Personal Reminiscences of Henry Irving
- First UK edition (2 volumes)
- Author: Bram Stoker
- Language: English
- Genre: Biography
- Publisher: Heinemann (UK) Macmillan (US)
- Publication date: 1906
- Publication place: United Kingdom
- Media type: Print (hardcover)

= Personal Reminiscences of Henry Irving =

Personal Reminiscences of Henry Irving is the third book of non-fiction by Bram Stoker, published in 1906. It is a biography of the English actor Sir Henry Irving. The work was released nine years after the publication of Dracula.

The book was published in two volumes by Heinemann in London in 1906 and in a single volume in 1907. The work was published in the U.S. by Macmillan in 1906.
==Background==
The biography details the life and career of his close friend and business partner, Sir Henry Irving.
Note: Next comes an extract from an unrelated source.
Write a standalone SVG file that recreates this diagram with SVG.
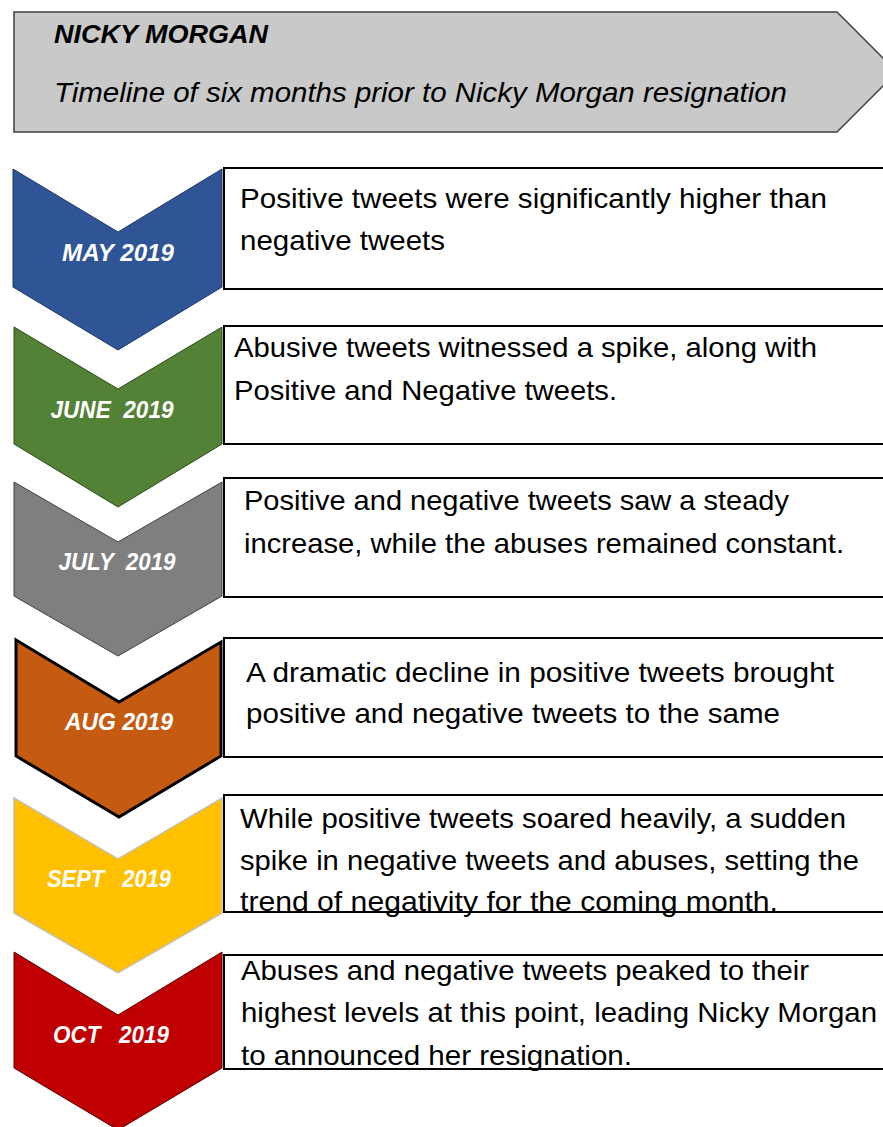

The memoir chronicles, in a firsthand account, Irving's rise to fame, his acting methodology, and his influence and impact on British theater. Stoker had been Irving's business manager for over 27 years. He managed the Lyceum Theatre, London, where Irving performed, from 1878 to 1898. Irving was one of the major actors in the UK at that time, becoming the first actor to be knighted. The book provides historical insights into Victorian theater and details the close collaboration between Irving and Stoker over several decades. Stoker gives a rare autobiographical glimpse into his own career and life during this period in his biography of Henry Irving.